The housing market in St. Louis is less favorable for Black homebuyers than non-Black homebuyers, according to a new report by a St. Louis real estate agent group, which also acknowledged its past role in the homebuying disparity.
The St. Louis Realtors association published research last week that quantified the disproportionately unfavorable environment Black St. Louis residents faced when looking to purchase a home versus non-Black buyers. Findings include higher levels of mortgage denial, lower credit scores and income disparities. It’s the result of fallout from decades of systemically racist real estate practices pushed by the association itself, it said.
“Reimagining St. Louis” utilized data from the St. Louis-based Center for Civic Research and Innovation, a nonprofit research and analysis firm, and a study of 75,000 home purchases from the local multiple listing service between 2017 and 2022. It serves as an educational tool and framework for increasing the number of Black homeowners in the metropolitan area, said the association.
“Keeping the data at the forefront helps our real estate professionals to look at how their practices continue to dismantle some of those systemic barriers in place … My hope is, with the research and study being released ... that more people are aware that these things are still happening,” said Amanda Clair, director of diversity, equity and inclusion at St. Louis Realtors, who has a doctorate in education.

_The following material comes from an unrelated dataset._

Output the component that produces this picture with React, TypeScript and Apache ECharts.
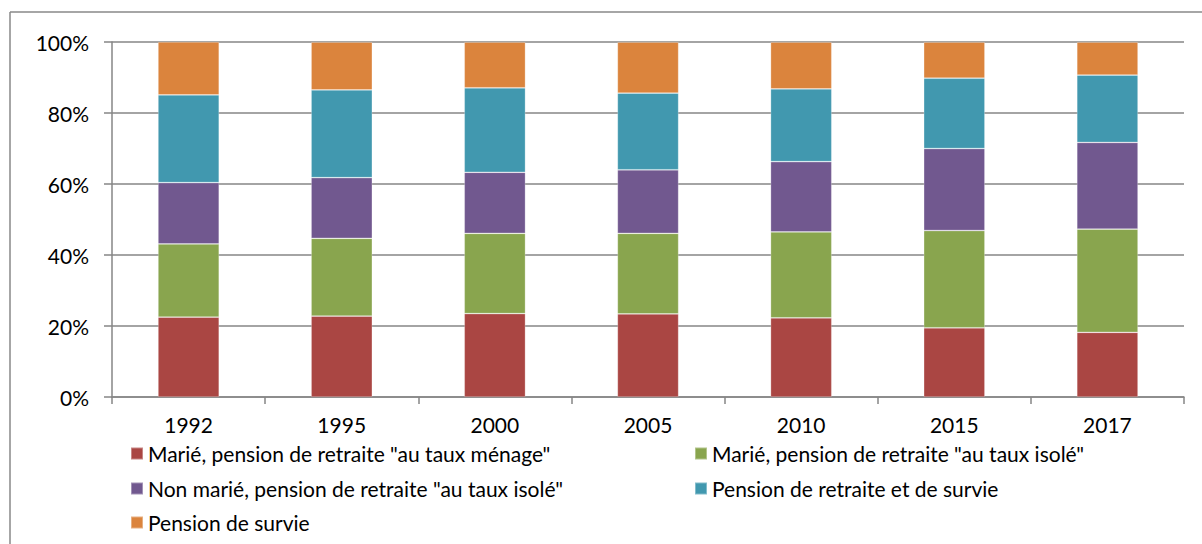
import React, { useEffect, useRef } from "react";
import * as echarts from "echarts";

const years = ["1992", "1995", "2000", "2005", "2010", "2015", "2017"];
const seriesNames = [
  'Marié, pension de retraite "au taux ménage"',
  'Marié, pension de retraite "au taux isolé"',
  'Non marié, pension de retraite "au taux isolé"',
  "Pension de retraite et de survie",
  "Pension de survie",
];
const marieMenage = [22.5, 22.8, 23.5, 23.4, 22.3, 19.5, 18.2];
const marieIsole = [20.6, 21.9, 22.6, 22.7, 24.2, 27.4, 29.1];
const nonMarieIsole = [17.3, 17.1, 17.2, 17.9, 19.8, 23.1, 24.4];
const retraiteSurvie = [24.7, 24.7, 23.8, 21.6, 20.5, 19.8, 19.0];
const survie = [14.9, 13.5, 12.9, 14.4, 13.2, 10.2, 9.3];
const yTicks = [0, 20, 40, 60, 80, 100];
const colors = ["#AA4643", "#89A54E", "#71588F", "#4198AF", "#DB843D"];

const FONT = "Lato";

export default function App() {
  const ref = useRef<HTMLDivElement>(null);
  useEffect(() => {
    document.body.style.margin = "0";
    const chart = echarts.init(ref.current!, null, { renderer: "svg" });
    const values = [marieMenage, marieIsole, nonMarieIsole, retraiteSurvie, survie];
    const legendPos = [
      { left: 130, top: 443 },
      { left: 694, top: 443 },
      { left: 130, top: 478 },
      { left: 694, top: 478 },
      { left: 130, top: 512 },
    ];
    chart.setOption({
      animation: false,
      color: colors,
      textStyle: { fontFamily: FONT },
      grid: { left: 112, right: 18, top: 42, bottom: 147, containLabel: false },
      legend: seriesNames.map((n, i) => ({
        data: [n],
        left: legendPos[i].left,
        top: legendPos[i].top,
        itemWidth: 12,
        itemHeight: 12,
        icon: "rect",
        padding: 0,
        textStyle: { fontFamily: FONT, fontSize: 21, color: "#000" },
        selectedMode: false,
      })),
      xAxis: {
        type: "category",
        data: years,
        axisLine: { show: true, lineStyle: { color: "#868686", width: 1.5 } },
        axisTick: { show: true, length: 7, lineStyle: { color: "#868686", width: 1.5 } },
        axisLabel: { color: "#000", fontSize: 21, fontFamily: FONT, margin: 17 },
      },
      yAxis: {
        type: "value",
        min: yTicks[0],
        max: yTicks[yTicks.length - 1],
        interval: 20,
        axisLine: { show: true, lineStyle: { color: "#868686", width: 1.5 } },
        axisTick: { show: true, length: 8, lineStyle: { color: "#868686", width: 1.5 } },
        axisLabel: {
          color: "#000",
          fontSize: 21,
          fontFamily: FONT,
          margin: 23,
          formatter: "{value}%",
        },
        splitLine: { show: true, lineStyle: { color: "#868686", width: 1.5 } },
      },
      series: seriesNames.map((n, i) => ({
        name: n,
        type: "bar",
        stack: "total",
        barWidth: "40%",
        data: values[i],
        itemStyle: {
          color: colors[i],
          borderColor: "rgba(255,255,255,0.35)",
          borderWidth: 0.75,
        },
      })),
      graphic: [
        {
          type: "line",
          shape: { x1: 10, y1: 12, x2: 1202, y2: 12 },
          style: { stroke: "#898989", lineWidth: 1.5 },
          silent: true,
        },
        {
          type: "line",
          shape: { x1: 10, y1: 12, x2: 10, y2: 544 },
          style: { stroke: "#898989", lineWidth: 1.5 },
          silent: true,
        },
      ],
    });
    return () => chart.dispose();
  }, []);
  return <div ref={ref} style={{ width: 1202, height: 544 }} />;
}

Findings and solutions in the report
The St. Louis Realtors report found that in recent home purchases, Black homebuyers tended to purchase cheaper, older, and smaller homes than non-Black homebuyers, and many Black buyers have lower incomes, credit scores, and are less likely to afford new loans.
To promote equity and homeownership, the group suggests, in its report to:
- Expand access to affordable mortgage credit, such as including Black communities in the Department of Housing and Urban Development’s Section 184 loan program. The program permits lower down payments, reduced insurance rates and flexible credit criteria for American Indian, Alaska Native families or tribes. It launched in 1992 to increase homeownership in Native American communities.
- Help increase the housing supply by partnering with municipalities, developers, and community organizations, which would result in streamlined construction processes, allowing for more housing to be built faster. With more housing units, in theory, prices would decline due to the law of supply and demand.
- Enhance credit counseling and financial literacy programs.
- Offer more access to down payment assistance programs for first-time buyers.
- Disperse grants or low-interest loans for home repairs in specific ZIP codes with lower-priced homes and homes that spend more days on the market.
- Provide greater enforcement of fair housing laws and increased education to residents and real estate professionals.
- Increase a variety of housing types, including duplexes, triplexes, and accessory dwelling units and office-to-residential conversions.
- Utilize on-time rent and utility payments in credit scoring models to reduce credit disparities.
The association plans to use the findings as a framework to support policies and advocate for the creation of new programs or the expansion of existing ones. To kick off the association’s initiatives, it will host the Reimagining St. Louis Expo, a financial education event, on Oct. 18. The free expo offers homebuyers sessions dedicated to credit building, budgeting, homebuying and wealth building, to name a few. The public can meet with exhibiting local housing organizations to learn about available homebuying education and tools.
“This is just a starting point for us … We’re really hoping our community partners and our legislators, everybody, takes the time to look at it, review it and then commit to it because it’s a situation where sometimes it’s as simple as education that can open the door,” said agent and past association president Tina Siebert in an interview.
Report is part of a larger move by organization
The report begins with a historical context on St. Louis real estate practices that placed Black residents in disproportionately challenging systems.
Such examples include zoning laws in 1917 that permitted racial segregation, followed by a 1923 referendum that permitted selling homes to Black residents in just three areas of the city and in the 1930s, the practice of redlining.
Redlining is a discriminatory practice that purposely kept Black Americans from making home purchases by denying mortgages for certain areas, which were often majority non-White, and it was a practice used throughout the country.
Higher barriers to homeownership are not exclusive to St. Louis.
A national study from mortgage marketplace LendingTree found 19% of mortgage applications are denied for Black applicants compared to 11.27% for other borrowers. And while 72.4% of white households own their homes, 44.7% of Black households do, according to data from the National Association of Realtors.
The report is part of a new focus for the group, now four years in the works, that started on the heels of the Black Lives Matter movement in 2020, which re-sparked nationally after the murder of George Floyd by Minneapolis police officer Derek Chauvin.
In 2022, following first discussions in 2021, the St. Louis Realtors published a public apology for its position in systemic racist practices since 1917, when the previous iteration of the local trade group first supported discriminatory policies.
“Our apology is not based on new revelations. It is based on the realization that we cannot move forward together as a community until there is an acknowledgment of our regrettable past,” wrote the association in the apology.